Understanding the Loss Landscape

In the realm of deep learning, the "loss landscape" is a fundamental concept that offers insights into the optimization process of neural networks. The term refers to the visual representation of the loss function as a high-dimensional surface, where each point on this surface corresponds to a specific set of parameters of the neural network. The goal of training such networks is to navigate this landscape in search of the lowest possible value, which represents an optimal or near-optimal set of parameters for the network.

The Concept of Loss in Neural Networks

To grasp the idea of a loss landscape, it's essential to first understand what "loss" signifies in the context of neural networks. The loss function quantifies the difference between the predicted output of the network and the actual target output. Commonly used loss functions, such as mean squared error for regression tasks or cross-entropy loss for classification tasks, serve as the objective functions that the network seeks to minimize during training.

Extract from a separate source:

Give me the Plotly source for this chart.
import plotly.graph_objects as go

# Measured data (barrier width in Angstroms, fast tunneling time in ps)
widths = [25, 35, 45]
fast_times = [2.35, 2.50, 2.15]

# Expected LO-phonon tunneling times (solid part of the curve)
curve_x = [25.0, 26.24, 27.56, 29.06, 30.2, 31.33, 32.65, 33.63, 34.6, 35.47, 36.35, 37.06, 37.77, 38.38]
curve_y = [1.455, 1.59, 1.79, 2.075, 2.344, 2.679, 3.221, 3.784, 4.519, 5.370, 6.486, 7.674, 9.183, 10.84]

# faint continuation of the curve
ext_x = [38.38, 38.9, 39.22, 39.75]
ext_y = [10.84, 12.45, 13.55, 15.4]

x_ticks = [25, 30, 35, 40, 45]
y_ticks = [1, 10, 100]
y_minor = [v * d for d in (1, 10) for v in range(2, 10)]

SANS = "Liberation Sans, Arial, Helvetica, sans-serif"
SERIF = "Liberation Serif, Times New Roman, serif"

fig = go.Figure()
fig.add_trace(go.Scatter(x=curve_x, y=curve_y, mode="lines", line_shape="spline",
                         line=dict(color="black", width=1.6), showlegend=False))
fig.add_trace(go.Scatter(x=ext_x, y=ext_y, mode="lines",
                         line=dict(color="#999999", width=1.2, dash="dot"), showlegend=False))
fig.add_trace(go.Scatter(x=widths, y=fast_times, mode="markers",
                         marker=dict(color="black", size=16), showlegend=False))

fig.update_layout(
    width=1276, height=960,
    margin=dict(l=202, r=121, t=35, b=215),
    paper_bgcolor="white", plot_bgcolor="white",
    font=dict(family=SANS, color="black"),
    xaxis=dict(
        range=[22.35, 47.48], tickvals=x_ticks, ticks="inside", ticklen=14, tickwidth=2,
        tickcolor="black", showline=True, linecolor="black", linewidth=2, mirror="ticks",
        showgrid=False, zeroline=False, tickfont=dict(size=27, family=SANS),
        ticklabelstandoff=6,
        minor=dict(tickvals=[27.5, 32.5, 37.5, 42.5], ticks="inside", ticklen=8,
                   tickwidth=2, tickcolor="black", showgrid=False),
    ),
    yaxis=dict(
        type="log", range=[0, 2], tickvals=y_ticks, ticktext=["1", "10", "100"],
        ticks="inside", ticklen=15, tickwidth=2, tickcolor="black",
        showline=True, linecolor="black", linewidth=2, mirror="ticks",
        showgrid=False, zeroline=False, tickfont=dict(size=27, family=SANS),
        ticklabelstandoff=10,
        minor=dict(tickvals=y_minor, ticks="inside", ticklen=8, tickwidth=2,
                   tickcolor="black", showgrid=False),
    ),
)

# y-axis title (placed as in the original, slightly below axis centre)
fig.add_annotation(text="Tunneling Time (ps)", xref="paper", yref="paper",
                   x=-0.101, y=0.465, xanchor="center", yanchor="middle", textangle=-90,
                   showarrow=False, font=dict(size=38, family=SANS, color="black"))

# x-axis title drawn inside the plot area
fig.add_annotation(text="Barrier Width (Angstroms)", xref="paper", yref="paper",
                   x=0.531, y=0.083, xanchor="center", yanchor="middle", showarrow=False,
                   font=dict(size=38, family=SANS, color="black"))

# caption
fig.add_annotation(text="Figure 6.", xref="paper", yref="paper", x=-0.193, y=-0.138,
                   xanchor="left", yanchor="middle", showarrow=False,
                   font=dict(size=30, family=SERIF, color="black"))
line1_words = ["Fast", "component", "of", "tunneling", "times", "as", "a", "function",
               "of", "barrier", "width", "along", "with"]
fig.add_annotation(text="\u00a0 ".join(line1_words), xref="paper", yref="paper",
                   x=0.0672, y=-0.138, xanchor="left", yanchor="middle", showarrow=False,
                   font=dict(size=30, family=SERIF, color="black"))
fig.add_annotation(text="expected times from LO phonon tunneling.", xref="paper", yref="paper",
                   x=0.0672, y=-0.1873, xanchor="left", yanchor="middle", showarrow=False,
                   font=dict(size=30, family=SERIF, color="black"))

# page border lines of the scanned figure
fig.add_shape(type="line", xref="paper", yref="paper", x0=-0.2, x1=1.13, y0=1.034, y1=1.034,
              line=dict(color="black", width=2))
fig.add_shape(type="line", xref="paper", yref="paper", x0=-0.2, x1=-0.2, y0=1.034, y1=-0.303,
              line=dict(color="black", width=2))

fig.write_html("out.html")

High-Dimensional Spaces and Loss Surfaces

Deep neural networks typically have millions, if not billions, of parameters, meaning that the loss landscape exists in a correspondingly high-dimensional space. Visualizing such a space directly is impossible due to its complexity, but researchers often use techniques like two-dimensional projections or low-dimensional embeddings to approximate the landscape. These visualizations can provide valuable insights into the characteristics of the loss surface, such as the presence of local minima, saddle points, and flat regions.

Navigating the Loss Landscape

The process of training a neural network involves traversing the loss landscape using optimization algorithms like stochastic gradient descent (SGD) or its variants. These algorithms iteratively update the model's parameters to reduce the loss, effectively moving downhill on the loss surface. The nature of the loss landscape significantly influences the efficiency and success of the optimization process. For instance, a landscape with numerous local minima or complex, rugged structures can present significant challenges, potentially trapping the optimizer in sub-optimal regions.

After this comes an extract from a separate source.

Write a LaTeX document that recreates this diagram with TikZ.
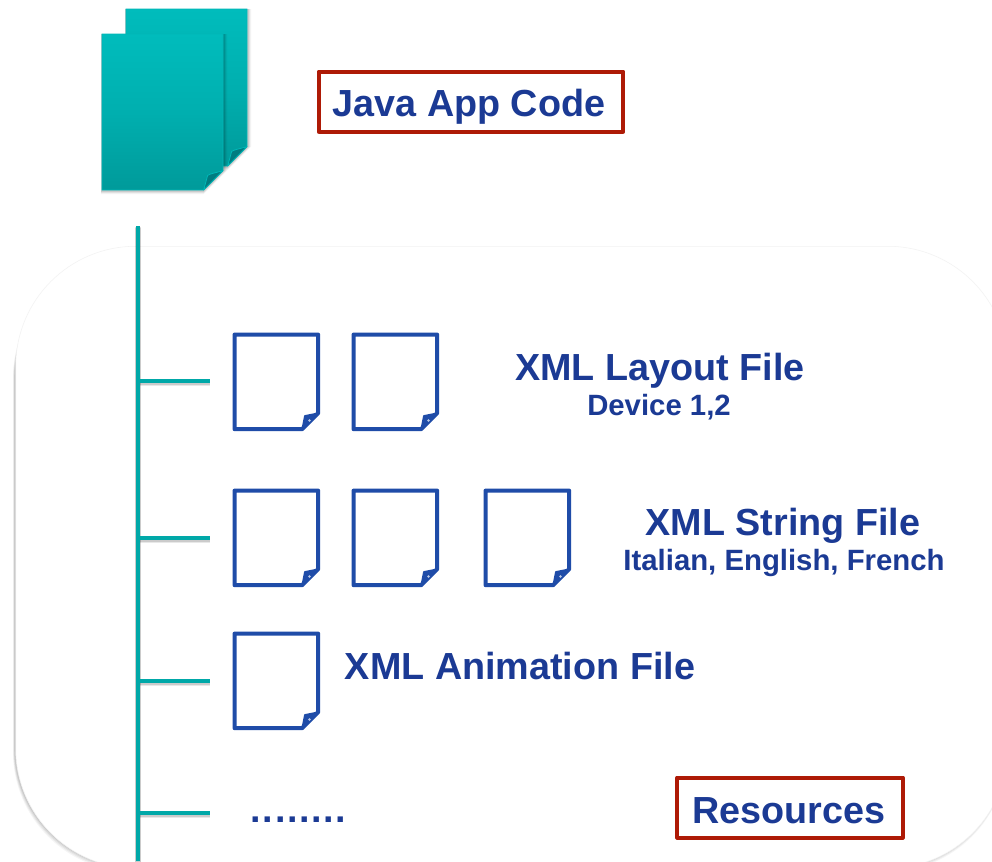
\documentclass[tikz,border=0pt]{standalone}
\usepackage{fontspec}
\setmainfont{Liberation Sans}
\definecolor{tealline}{HTML}{00A8A8}
\definecolor{tealtop}{HTML}{00BCBC}
\definecolor{tealbot}{HTML}{009A9A}
\definecolor{tealfold}{HTML}{007C80}
\definecolor{docblue}{HTML}{1F4CA8}
\definecolor{txtblue}{HTML}{1B3A94}
\definecolor{boxred}{HTML}{AE1A06}
\tikzset{
  x=0.75pt,y=-0.75pt,
  branch/.style={draw=tealline,line width=3pt},
  bigtext/.style={font=\fontsize{28.3}{32}\selectfont\bfseries,text=txtblue,inner sep=0pt},
  subtext/.style={font=\fontsize{22}{26}\selectfont\bfseries,text=txtblue,inner sep=0pt},
  redbox/.style={draw=boxred,line width=3pt,line join=round,fill=white,inner sep=0pt,minimum height=45pt},
  docanchor/.style={inner sep=0pt,minimum width=62.25pt,minimum height=70.5pt,anchor=north west},
}
% outlined document at given top-left corner, as a named node
\newcommand{\outlinedoc}[3]{%
  \node[docanchor] (#1) at (#2+1.6,#3+1.6) {};
  \draw[docblue,line width=3.1pt,line join=round,fill=white]
    (#1.north west) -- (#1.north east) -- ([yshift=12pt]#1.south east)
    -- ([xshift=-12pt]#1.south east) -- (#1.south west) -- cycle;
  \fill[docblue,line join=round,draw=docblue,line width=1pt]
    ([yshift=12pt]#1.south east) -- ([xshift=-10pt,yshift=10pt]#1.south east) -- ([xshift=-12pt]#1.south east) -- cycle;
  \fill[white!70!docblue] ([xshift=-6.5pt,yshift=6.5pt]#1.south east) circle (1pt);
}
% filled teal document
\newcommand{\tealdoc}[5]{% name, x1, y1, x2, y2
  \coordinate (#1nw) at (#2,#3);
  \coordinate (#1se) at (#4,#5);
  \foreach \s/\o in {3/0.05,2.2/0.07,1.4/0.09}{
    \fill[black,opacity=\o]
      ([shift={(-0.6pt,0pt)}]#1nw) -- ([shift={(\s pt,0pt)}]#1nw -| #1se)
      -- ([shift={(\s pt,14.5pt)}]#1se) -- ([shift={(-14.5pt,-\s pt)}]#1se)
      -- ([shift={(-0.6pt,-\s pt)}]#1nw |- #1se) -- cycle;
  }
  \shade[top color=tealtop,bottom color=tealbot,middle color=tealtop!62!tealbot]
    (#1nw) -- (#1nw -| #1se) -- ([yshift=14.5pt]#1se) -- ([xshift=-14.5pt]#1se) -- (#1nw |- #1se) -- cycle;
  \draw[tealtop!85!tealbot,line width=0.6pt]
    (#1nw) -- (#1nw -| #1se) -- ([yshift=14.5pt]#1se) -- ([xshift=-14.5pt]#1se) -- (#1nw |- #1se) -- cycle;
  \filldraw[fill=tealfold,draw=tealtop!85!tealbot,line width=0.6pt,line join=round]
    ([yshift=14.5pt]#1se) .. controls ([xshift=-5pt,yshift=13pt]#1se) and ([xshift=-9pt,yshift=12.5pt]#1se) .. ([xshift=-11.5pt,yshift=11pt]#1se)
    -- ([xshift=-14.5pt]#1se) -- cycle;
}
\begin{document}
\begin{tikzpicture}
\useasboundingbox (0,0) rectangle (992,861);
\fill[white] (0,0) rectangle (992,861);
\begin{scope}
\clip (0,0) rectangle (992,861);
% panel with soft shadow
\foreach \x/\s/\o in {13/3.6/0.04,13.4/2.7/0.05,13.8/1.8/0.06,14.2/0.9/0.07}{
  \fill[black,opacity=\o,rounded corners=90pt] (\x,258) rectangle ([yshift=-\s pt]1007,867);
}
\node[draw=black!5,line width=0.4pt,fill=white,rounded corners=90pt,inner sep=0pt,minimum width=744pt,minimum height=466.5pt,anchor=north west] (panel) at (15.5,246) {};
\end{scope}
% teal pages
\tealdoc{back}{126}{9}{247}{166}
\tealdoc{front}{102}{34}{223}{190}
% connectors
\coordinate (spinetop) at (138,226);
\coordinate (spinebot) at (138,861);
\coordinate (b1s) at (138,381); \coordinate (b1e) at (210,381);
\coordinate (b2s) at (138,538); \coordinate (b2e) at (210,538);
\coordinate (b3s) at (138,681); \coordinate (b3e) at (210,681);
\coordinate (b4s) at (138,813); \coordinate (b4e) at (210,813);
\begin{scope}
\clip (0,0) rectangle (992,861);
\foreach \a/\b in {spinetop/spinebot,b1s/b1e,b2s/b2e,b3s/b3e,b4s/b4e}{
  \draw[black,opacity=0.09,line width=5pt] ([shift={(0pt,-1.2pt)}]\a) -- ([shift={(0pt,-1.2pt)}]\b);
  \draw[black,opacity=0.12,line width=4pt] ([shift={(0pt,-0.8pt)}]\a) -- ([shift={(0pt,-0.8pt)}]\b);
}
\foreach \a/\b in {spinetop/spinebot,b1s/b1e,b2s/b2e,b3s/b3e,b4s/b4e}{
  \draw[branch] (\a) -- (\b);
}
\end{scope}
% outlined pages
\outlinedoc{d1a}{233}{333}
\outlinedoc{d1b}{352}{333}
\outlinedoc{d2a}{233}{489}
\outlinedoc{d2b}{352}{489}
\outlinedoc{d2c}{484}{489}
\outlinedoc{d3a}{233}{632}
% boxes
\node[redbox,minimum width=228.6pt] (java) at (471,101.5) {};
\node[bigtext] (javat) at (469,107) {Java App Code};
\node[redbox,minimum width=169pt] (res) at (790,807.5) {};
\node[bigtext] (rest) at (789,811) {Resources};
% labels
\node[bigtext] (l1) at (660,370.5) {XML Layout File};
\node[subtext] (l1s) at (659,407) {Device 1,2};
\node[bigtext] (l2) at (783,525.5) {XML String File};
\node[subtext] (l2s) at (784,563) {Italian, English, French};
\node[bigtext] (l3) at (520,666) {XML Animation File};
\node[bigtext,anchor=base west] (dots) at (250.4,822) {.\kern0.045em.\kern0.045em.\kern0.045em.\kern0.045em.\kern0.045em.\kern0.045em.\kern0.045em.};
\end{tikzpicture}
\end{document}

The Role of Loss Landscape in Generalization

One of the intriguing aspects of the loss landscape is its relationship with the model's generalization ability. Generalization refers to the model's performance on unseen data, and it has been observed that certain characteristics of the loss landscape can be indicative of good generalization. For example, flatter regions in the loss landscape are often associated with better generalization, as they suggest that the model's parameters are less sensitive to small perturbations, making the model more robust.

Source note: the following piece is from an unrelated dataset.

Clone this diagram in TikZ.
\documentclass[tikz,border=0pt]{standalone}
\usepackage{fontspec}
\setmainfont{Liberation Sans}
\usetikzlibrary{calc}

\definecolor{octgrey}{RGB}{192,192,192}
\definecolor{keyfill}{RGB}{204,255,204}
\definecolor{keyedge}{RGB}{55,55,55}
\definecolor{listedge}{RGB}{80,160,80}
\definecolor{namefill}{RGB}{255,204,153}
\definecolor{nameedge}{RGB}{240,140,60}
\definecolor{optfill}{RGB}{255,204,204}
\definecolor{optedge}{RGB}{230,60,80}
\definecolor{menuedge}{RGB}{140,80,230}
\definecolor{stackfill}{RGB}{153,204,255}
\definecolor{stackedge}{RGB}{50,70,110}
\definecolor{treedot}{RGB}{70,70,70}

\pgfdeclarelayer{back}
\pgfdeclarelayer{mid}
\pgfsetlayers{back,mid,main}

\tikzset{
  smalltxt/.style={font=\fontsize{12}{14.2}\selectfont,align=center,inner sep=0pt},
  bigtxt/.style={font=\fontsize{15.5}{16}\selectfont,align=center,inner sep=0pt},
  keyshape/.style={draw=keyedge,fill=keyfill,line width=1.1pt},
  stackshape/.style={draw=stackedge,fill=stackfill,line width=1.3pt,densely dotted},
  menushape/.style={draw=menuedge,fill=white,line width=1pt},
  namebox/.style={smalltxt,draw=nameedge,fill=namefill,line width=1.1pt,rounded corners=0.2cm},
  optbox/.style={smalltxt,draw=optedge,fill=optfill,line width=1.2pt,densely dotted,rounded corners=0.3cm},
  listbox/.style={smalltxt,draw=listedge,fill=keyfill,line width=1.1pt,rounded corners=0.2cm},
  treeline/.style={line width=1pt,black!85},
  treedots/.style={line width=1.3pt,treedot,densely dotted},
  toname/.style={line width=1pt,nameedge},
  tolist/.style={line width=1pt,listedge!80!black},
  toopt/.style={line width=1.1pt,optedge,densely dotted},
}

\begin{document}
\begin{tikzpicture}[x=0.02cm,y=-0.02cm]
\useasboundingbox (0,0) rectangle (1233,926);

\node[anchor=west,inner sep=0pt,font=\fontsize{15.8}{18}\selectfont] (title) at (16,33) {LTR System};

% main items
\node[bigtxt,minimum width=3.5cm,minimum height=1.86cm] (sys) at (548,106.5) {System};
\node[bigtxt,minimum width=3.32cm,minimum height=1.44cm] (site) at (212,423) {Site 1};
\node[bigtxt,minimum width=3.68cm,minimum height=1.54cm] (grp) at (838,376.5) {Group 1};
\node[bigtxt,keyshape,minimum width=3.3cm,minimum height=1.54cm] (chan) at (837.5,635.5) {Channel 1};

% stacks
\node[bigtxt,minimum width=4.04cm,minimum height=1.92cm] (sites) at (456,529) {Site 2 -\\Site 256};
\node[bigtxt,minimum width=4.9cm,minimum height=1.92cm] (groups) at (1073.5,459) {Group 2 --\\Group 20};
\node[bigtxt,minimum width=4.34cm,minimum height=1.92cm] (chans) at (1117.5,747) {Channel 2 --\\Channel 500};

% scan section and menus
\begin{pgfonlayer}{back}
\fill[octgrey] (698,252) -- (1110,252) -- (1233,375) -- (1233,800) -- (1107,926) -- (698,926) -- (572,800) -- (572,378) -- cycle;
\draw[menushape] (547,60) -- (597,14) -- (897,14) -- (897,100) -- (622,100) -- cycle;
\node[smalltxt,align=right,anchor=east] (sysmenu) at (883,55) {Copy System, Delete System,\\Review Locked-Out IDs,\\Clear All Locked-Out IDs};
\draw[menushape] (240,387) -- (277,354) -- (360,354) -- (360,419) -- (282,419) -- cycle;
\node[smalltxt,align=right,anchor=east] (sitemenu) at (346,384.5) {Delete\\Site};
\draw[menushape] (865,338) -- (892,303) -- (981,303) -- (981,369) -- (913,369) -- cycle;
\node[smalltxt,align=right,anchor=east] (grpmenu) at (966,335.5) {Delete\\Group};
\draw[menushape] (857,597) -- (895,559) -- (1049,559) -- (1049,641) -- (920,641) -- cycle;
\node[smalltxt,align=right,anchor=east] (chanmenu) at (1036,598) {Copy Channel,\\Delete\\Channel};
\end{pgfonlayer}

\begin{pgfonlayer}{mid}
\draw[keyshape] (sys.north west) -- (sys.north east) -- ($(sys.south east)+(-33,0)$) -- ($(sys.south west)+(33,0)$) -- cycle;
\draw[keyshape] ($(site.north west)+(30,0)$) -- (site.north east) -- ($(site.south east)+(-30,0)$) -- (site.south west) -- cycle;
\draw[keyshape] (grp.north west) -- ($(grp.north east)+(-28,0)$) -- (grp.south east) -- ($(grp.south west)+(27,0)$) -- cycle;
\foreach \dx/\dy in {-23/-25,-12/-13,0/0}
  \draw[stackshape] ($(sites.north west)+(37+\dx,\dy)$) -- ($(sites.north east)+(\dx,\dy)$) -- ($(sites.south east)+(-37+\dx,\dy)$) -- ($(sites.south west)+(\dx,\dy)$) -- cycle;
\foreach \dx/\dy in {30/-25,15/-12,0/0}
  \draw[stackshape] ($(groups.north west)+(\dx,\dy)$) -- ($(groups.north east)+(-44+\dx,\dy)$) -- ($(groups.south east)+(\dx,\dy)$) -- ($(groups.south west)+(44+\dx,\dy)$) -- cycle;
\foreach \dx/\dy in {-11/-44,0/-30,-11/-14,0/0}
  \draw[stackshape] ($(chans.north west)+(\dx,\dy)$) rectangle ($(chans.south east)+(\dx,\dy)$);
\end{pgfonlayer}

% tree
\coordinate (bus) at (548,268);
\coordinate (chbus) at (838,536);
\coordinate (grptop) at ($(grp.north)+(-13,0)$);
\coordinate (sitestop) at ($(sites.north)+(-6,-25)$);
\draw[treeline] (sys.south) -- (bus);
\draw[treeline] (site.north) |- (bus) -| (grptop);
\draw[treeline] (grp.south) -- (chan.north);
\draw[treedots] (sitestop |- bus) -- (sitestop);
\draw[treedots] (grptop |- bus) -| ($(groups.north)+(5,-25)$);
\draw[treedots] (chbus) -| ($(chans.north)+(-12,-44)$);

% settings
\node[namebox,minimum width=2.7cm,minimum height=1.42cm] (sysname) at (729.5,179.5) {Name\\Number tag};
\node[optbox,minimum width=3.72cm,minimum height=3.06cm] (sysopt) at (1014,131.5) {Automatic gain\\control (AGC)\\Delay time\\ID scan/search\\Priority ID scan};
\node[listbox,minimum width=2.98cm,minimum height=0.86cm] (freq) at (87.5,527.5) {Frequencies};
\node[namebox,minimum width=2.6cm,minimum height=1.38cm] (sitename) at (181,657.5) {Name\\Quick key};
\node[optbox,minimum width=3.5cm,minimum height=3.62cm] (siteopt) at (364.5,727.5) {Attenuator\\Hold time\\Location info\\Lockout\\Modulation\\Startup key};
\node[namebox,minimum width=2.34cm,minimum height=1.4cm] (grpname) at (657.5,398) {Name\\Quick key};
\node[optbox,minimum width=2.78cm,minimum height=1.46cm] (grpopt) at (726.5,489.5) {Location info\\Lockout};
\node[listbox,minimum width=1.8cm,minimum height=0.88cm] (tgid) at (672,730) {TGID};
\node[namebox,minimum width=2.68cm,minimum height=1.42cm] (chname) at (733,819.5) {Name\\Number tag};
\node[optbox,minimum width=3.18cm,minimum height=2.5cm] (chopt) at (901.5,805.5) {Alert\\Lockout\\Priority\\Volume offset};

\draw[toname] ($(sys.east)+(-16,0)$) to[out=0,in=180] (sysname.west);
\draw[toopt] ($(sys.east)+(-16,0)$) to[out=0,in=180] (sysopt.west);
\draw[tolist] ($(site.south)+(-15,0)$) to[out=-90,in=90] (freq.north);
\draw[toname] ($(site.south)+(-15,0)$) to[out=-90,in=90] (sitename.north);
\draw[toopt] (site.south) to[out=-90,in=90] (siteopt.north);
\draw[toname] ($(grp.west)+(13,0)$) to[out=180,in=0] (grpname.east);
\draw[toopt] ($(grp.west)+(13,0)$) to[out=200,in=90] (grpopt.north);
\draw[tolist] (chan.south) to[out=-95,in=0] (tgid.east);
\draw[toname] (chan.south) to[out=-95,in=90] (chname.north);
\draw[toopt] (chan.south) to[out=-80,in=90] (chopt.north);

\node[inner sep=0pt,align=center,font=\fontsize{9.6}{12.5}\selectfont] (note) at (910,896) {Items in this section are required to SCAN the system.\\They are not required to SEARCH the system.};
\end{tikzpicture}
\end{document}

Recent Advances in Understanding Loss Landscapes

The study of loss landscapes has gained momentum in recent years, with researchers employing various methods to deepen our understanding. Techniques like landscape visualization, topological analysis, and the study of Hessians (second-order derivative matrices) have shed light on how different architectures and optimization strategies impact the form of the loss landscape. These insights are helping to develop more effective training algorithms and neural network architectures that are better suited to the intrinsic geometry of their respective loss landscapes.

Conclusion

The concept of a loss landscape is crucial for understanding the dynamics of training deep neural networks. It provides a framework for visualizing and interpreting the optimization process, revealing the challenges and opportunities inherent in navigating high-dimensional parameter spaces. As research in this area continues to evolve, it not only enhances our theoretical understanding but also guides practical developments in deep learning, ultimately leading to more efficient and powerful neural networks. By appreciating the intricacies of loss landscapes, we can better harness the potential of deep learning to solve complex problems across various domains.